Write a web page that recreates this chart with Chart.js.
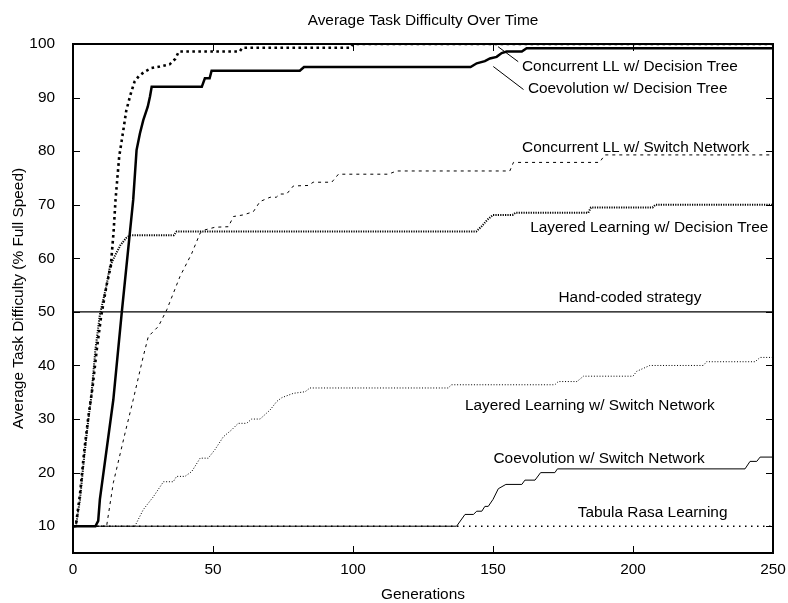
<!DOCTYPE html>
<html>
<head>
<meta charset="utf-8">
<script src="https://cdn.jsdelivr.net/npm/chart.js@4.4.0/dist/chart.umd.min.js"></script>
<style>
  html, body { margin: 0; padding: 0; background: #fff; }
  #wrap { width: 788px; height: 603px; }
</style>
</head>
<body>
<div id="wrap"><canvas id="grafica"></canvas></div>
<script>
// ejes
const xTicks = [0, 50, 100, 150, 200, 250];
const yTicks = [10, 20, 30, 40, 50, 60, 70, 80, 90, 100];

// Concurrent LL w/ Decision Tree
const concDTGen = [0, 1, 2.5, 4, 5.5, 7, 8.5, 10, 12, 13.5, 14.5, 15.2, 16.5, 18, 19, 20.5, 22, 23.5, 25.5, 28, 31, 34.5, 36.5, 37.8, 59.5, 60.5, 99, 100, 250];
const concDTVal = [10, 10, 16, 24, 30.5, 36, 43, 49, 55, 58.5, 65, 71, 79, 84, 87.5, 90.5, 93, 94, 94.8, 95.5, 95.8, 96.2, 97.2, 98.6, 98.6, 99.3, 99.3, 100, 100];

// Coevolution w/ Decision Tree
const coevDTGen = [0, 8, 9, 9.6, 14.4, 17.4, 21.5, 22.7, 23.9, 25.1, 26.7, 27.5, 28.1, 46, 47.1, 48.8, 49.5, 81, 82.5, 142, 144.2, 147.1, 148.9, 151.3, 153.1, 154.9, 160.3, 162, 250];
const coevDTVal = [10, 10, 11, 15, 33.6, 49.8, 70.9, 80.2, 83.3, 85.8, 88.3, 90.2, 92, 92, 93.6, 93.6, 95, 95, 95.7, 95.7, 96.4, 96.8, 97.3, 97.6, 98.3, 98.6, 98.6, 99.2, 99.2];

// Concurrent LL w/ Switch Network
const concSNGen = [0, 11, 12, 14.4, 18.6, 21.5, 25.1, 26.9, 30.5, 33.5, 38.2, 42.4, 45.4, 47.1, 50.7, 55.5, 57.3, 60.8, 64.4, 66.8, 70.4, 72.6, 73.9, 76.3, 78.7, 84, 85.8, 92.4, 94.8, 112.6, 115.6, 156, 157.3, 188, 190, 250];
const concSNVal = [10, 10, 10, 18.1, 27.4, 33.6, 41.7, 45.4, 47.3, 50.4, 56.6, 60.9, 64.7, 65.3, 65.8, 65.9, 67.8, 68.1, 68.7, 70.6, 71.4, 71.4, 72, 72, 73.5, 73.6, 74.2, 74.2, 75.7, 75.7, 76.3, 76.3, 77.9, 77.9, 79.3, 79.3];

// Layered Learning w/ Decision Tree
const layDTGen = [0, 1, 2.5, 4, 5.5, 6.5, 8, 9.6, 12, 13.2, 15, 17, 19, 20.4, 36, 37, 144, 146, 148, 150, 157, 158, 184, 185, 207, 208, 250];
const layDTVal = [10, 10, 15, 23, 30, 34, 43, 49.5, 55, 58.5, 60.5, 62.5, 63.8, 64.3, 64.3, 65, 65, 66, 67.2, 68.1, 68.1, 68.5, 68.5, 69.5, 69.5, 70, 70];

// Hand-coded strategy
const handGen = [0, 250];
const handVal = [50, 50];

// Layered Learning w/ Switch Network
const laySNGen = [0, 22.1, 25.1, 28.7, 32.3, 35.8, 37, 40, 42.4, 45.4, 48.3, 50.7, 53.7, 56.7, 59, 62, 63.8, 66.8, 70.4, 72.8, 74.6, 78.7, 82.9, 84.6, 134, 135.2, 172.1, 173.3, 180, 182.3, 200, 201.3, 206, 225.1, 226.3, 243.6, 245.4, 250];
const laySNVal = [10, 10, 13.1, 15.5, 18.3, 18.3, 19.3, 19.3, 20.2, 22.7, 22.7, 24.3, 26.7, 28, 29.2, 29.2, 30, 30, 31.7, 33.3, 34, 34.8, 35.1, 35.8, 35.8, 36.4, 36.4, 37, 37, 38, 38, 38.9, 40, 40, 40.7, 40.7, 41.5, 41.5];

// Coevolution w/ Switch Network
const coevSNGen = [0, 137, 140, 143, 144.2, 146, 147.1, 148.3, 150, 151.9, 154.6, 160.3, 161.4, 165, 167, 172.1, 173, 240, 241.8, 244.2, 245.4, 250];
const coevSNVal = [10, 10, 12.2, 12.2, 12.8, 12.8, 13.7, 13.7, 15, 17, 17.8, 17.8, 18.6, 18.6, 20, 20, 20.7, 20.7, 22.1, 22.1, 22.9, 22.9];

// Tabula Rasa Learning
const tabulaGen = [0, 250];
const tabulaVal = [10, 10];

const FONT = '"Liberation Sans", Arial, Helvetica, sans-serif';
Chart.defaults.font.family = FONT;
Chart.defaults.font.size = 15.4;
Chart.defaults.color = "#000";

function puntos(gen, val) {
    return gen.map((g, i) => ({ x: g, y: val[i] }));
}

function serie(label, gen, val, ancho, dash) {
    return {
        label: label,
        data: puntos(gen, val),
        borderColor: "#000",
        borderWidth: ancho,
        borderDash: dash,
        borderCapStyle: "butt",
        borderJoinStyle: "miter",
        pointRadius: 0,
        fill: false,
        tension: 0
    };
}

// etiquetas dentro del grafico (posicion en coordenadas de datos)
const etiquetas = [
    { text: "Concurrent LL w/ Decision Tree", x: 198.9, y: 95.0, from: [151.8, 99.5], to: [159.0, 96.7] },
    { text: "Coevolution w/ Decision Tree", x: 198.1, y: 90.8, from: [150.1, 95.8], to: [160.9, 91.5] },
    { text: "Concurrent LL w/ Switch Network", x: 201.0, y: 79.9 },
    { text: "Layered Learning w/ Decision Tree", x: 205.8, y: 64.97 },
    { text: "Hand-coded strategy", x: 198.9, y: 51.9 },
    { text: "Layered Learning w/ Switch Network", x: 184.6, y: 31.6 },
    { text: "Coevolution w/ Switch Network", x: 187.9, y: 21.75 },
    { text: "Tabula Rasa Learning", x: 207.0, y: 11.78 }
];

const marco = {
    id: "marco",
    afterDatasetsDraw(chart) {
        const { ctx, chartArea: a, scales: { x, y } } = chart;
        ctx.save();
        ctx.strokeStyle = "#000";
        ctx.lineWidth = 1;
        ctx.beginPath();
        xTicks.forEach(v => {
            const px = Math.round(x.getPixelForValue(v)) + 0.5;
            ctx.moveTo(px, a.bottom); ctx.lineTo(px, a.bottom - 7);
            ctx.moveTo(px, a.top); ctx.lineTo(px, a.top + 7);
        });
        yTicks.forEach(v => {
            const py = Math.round(y.getPixelForValue(v)) + 0.5;
            ctx.moveTo(a.left, py); ctx.lineTo(a.left + 7, py);
            ctx.moveTo(a.right, py); ctx.lineTo(a.right - 7, py);
        });
        ctx.stroke();

        // lineas guia de las etiquetas
        ctx.beginPath();
        etiquetas.forEach(e => {
            if (!e.from) return;
            ctx.moveTo(x.getPixelForValue(e.from[0]), y.getPixelForValue(e.from[1]));
            ctx.lineTo(x.getPixelForValue(e.to[0]), y.getPixelForValue(e.to[1]));
        });
        ctx.stroke();

        ctx.lineWidth = 2;
        ctx.strokeRect(a.left, a.top, a.right - a.left, a.bottom - a.top);

        ctx.fillStyle = "#000";
        ctx.font = "15.4px " + FONT;
        ctx.textAlign = "center";
        ctx.textBaseline = "alphabetic";
        etiquetas.forEach(e => {
            ctx.fillText(e.text, x.getPixelForValue(e.x), y.getPixelForValue(e.y));
        });

        // titulo
        ctx.fillText("Average Task Difficulty Over Time", (a.left + a.right) / 2, 25);
        ctx.restore();
    }
};

const ctx = document.getElementById("grafica").getContext("2d");
new Chart(ctx, {
    type: "line",
    data: {
        datasets: [
            serie("Concurrent LL w/ Decision Tree", concDTGen, concDTVal, 2.6, [2.6, 3.4]),
            serie("Coevolution w/ Decision Tree", coevDTGen, coevDTVal, 2.5, []),
            serie("Concurrent LL w/ Switch Network", concSNGen, concSNVal, 1, [3, 4]),
            serie("Layered Learning w/ Decision Tree", layDTGen, layDTVal, 2, [1.2, 1.2]),
            serie("Hand-coded strategy", handGen, handVal, 1.2, []),
            serie("Layered Learning w/ Switch Network", laySNGen, laySNVal, 1, [1, 1.8]),
            serie("Coevolution w/ Switch Network", coevSNGen, coevSNVal, 1, []),
            serie("Tabula Rasa Learning", tabulaGen, tabulaVal, 1.5, [1.5, 4.5])
        ]
    },
    options: {
        responsive: true,
        maintainAspectRatio: false,
        animation: false,
        layout: { padding: { top: 44, right: 15, left: 0, bottom: 0 } },
        plugins: {
            legend: { display: false },
            tooltip: { enabled: false },
            title: { display: false }
        },
        scales: {
            x: {
                type: "linear",
                min: 0,
                max: 250,
                grid: { display: false },
                border: { display: false },
                ticks: { padding: 0, maxRotation: 0 },
                afterBuildTicks: s => { s.ticks = xTicks.map(v => ({ value: v })); },
                afterFit: s => { s.height = 50; s.paddingLeft = 0; s.paddingRight = 0; },
                title: { display: true, text: "Generations", padding: { top: 0, bottom: -1 } }
            },
            y: {
                type: "linear",
                min: 5,
                max: 100,
                grid: { display: false },
                border: { display: false },
                ticks: { padding: 10 },
                afterBuildTicks: s => { s.ticks = yTicks.map(v => ({ value: v })); },
                afterFit: s => { s.width = 73; s.paddingTop = 0; s.paddingBottom = 0; },
                title: { display: true, text: "Average Task Difficulty (% Full Speed)", padding: { top: 10, bottom: 0 } }
            }
        }
    },
    plugins: [marco]
});
</script>
</body>
</html>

● ● ●

→ **WRITTEN REQUEST**
Return, unchanged, the lines from the first line of the material through the line that holds "const handVal = [50, 50];", inclusive, omitting pictures.

→ **RESPONSE BELOW**
Write a web page that recreates this chart with Chart.js.
<!DOCTYPE html>
<html>
<head>
<meta charset="utf-8">
<script src="https://cdn.jsdelivr.net/npm/chart.js@4.4.0/dist/chart.umd.min.js"></script>
<style>
  html, body { margin: 0; padding: 0; background: #fff; }
  #wrap { width: 788px; height: 603px; }
</style>
</head>
<body>
<div id="wrap"><canvas id="grafica"></canvas></div>
<script>
// ejes
const xTicks = [0, 50, 100, 150, 200, 250];
const yTicks = [10, 20, 30, 40, 50, 60, 70, 80, 90, 100];

// Concurrent LL w/ Decision Tree
const concDTGen = [0, 1, 2.5, 4, 5.5, 7, 8.5, 10, 12, 13.5, 14.5, 15.2, 16.5, 18, 19, 20.5, 22, 23.5, 25.5, 28, 31, 34.5, 36.5, 37.8, 59.5, 60.5, 99, 100, 250];
const concDTVal = [10, 10, 16, 24, 30.5, 36, 43, 49, 55, 58.5, 65, 71, 79, 84, 87.5, 90.5, 93, 94, 94.8, 95.5, 95.8, 96.2, 97.2, 98.6, 98.6, 99.3, 99.3, 100, 100];

// Coevolution w/ Decision Tree
const coevDTGen = [0, 8, 9, 9.6, 14.4, 17.4, 21.5, 22.7, 23.9, 25.1, 26.7, 27.5, 28.1, 46, 47.1, 48.8, 49.5, 81, 82.5, 142, 144.2, 147.1, 148.9, 151.3, 153.1, 154.9, 160.3, 162, 250];
const coevDTVal = [10, 10, 11, 15, 33.6, 49.8, 70.9, 80.2, 83.3, 85.8, 88.3, 90.2, 92, 92, 93.6, 93.6, 95, 95, 95.7, 95.7, 96.4, 96.8, 97.3, 97.6, 98.3, 98.6, 98.6, 99.2, 99.2];

// Concurrent LL w/ Switch Network
const concSNGen = [0, 11, 12, 14.4, 18.6, 21.5, 25.1, 26.9, 30.5, 33.5, 38.2, 42.4, 45.4, 47.1, 50.7, 55.5, 57.3, 60.8, 64.4, 66.8, 70.4, 72.6, 73.9, 76.3, 78.7, 84, 85.8, 92.4, 94.8, 112.6, 115.6, 156, 157.3, 188, 190, 250];
const concSNVal = [10, 10, 10, 18.1, 27.4, 33.6, 41.7, 45.4, 47.3, 50.4, 56.6, 60.9, 64.7, 65.3, 65.8, 65.9, 67.8, 68.1, 68.7, 70.6, 71.4, 71.4, 72, 72, 73.5, 73.6, 74.2, 74.2, 75.7, 75.7, 76.3, 76.3, 77.9, 77.9, 79.3, 79.3];

// Layered Learning w/ Decision Tree
const layDTGen = [0, 1, 2.5, 4, 5.5, 6.5, 8, 9.6, 12, 13.2, 15, 17, 19, 20.4, 36, 37, 144, 146, 148, 150, 157, 158, 184, 185, 207, 208, 250];
const layDTVal = [10, 10, 15, 23, 30, 34, 43, 49.5, 55, 58.5, 60.5, 62.5, 63.8, 64.3, 64.3, 65, 65, 66, 67.2, 68.1, 68.1, 68.5, 68.5, 69.5, 69.5, 70, 70];

// Hand-coded strategy
const handGen = [0, 250];
const handVal = [50, 50];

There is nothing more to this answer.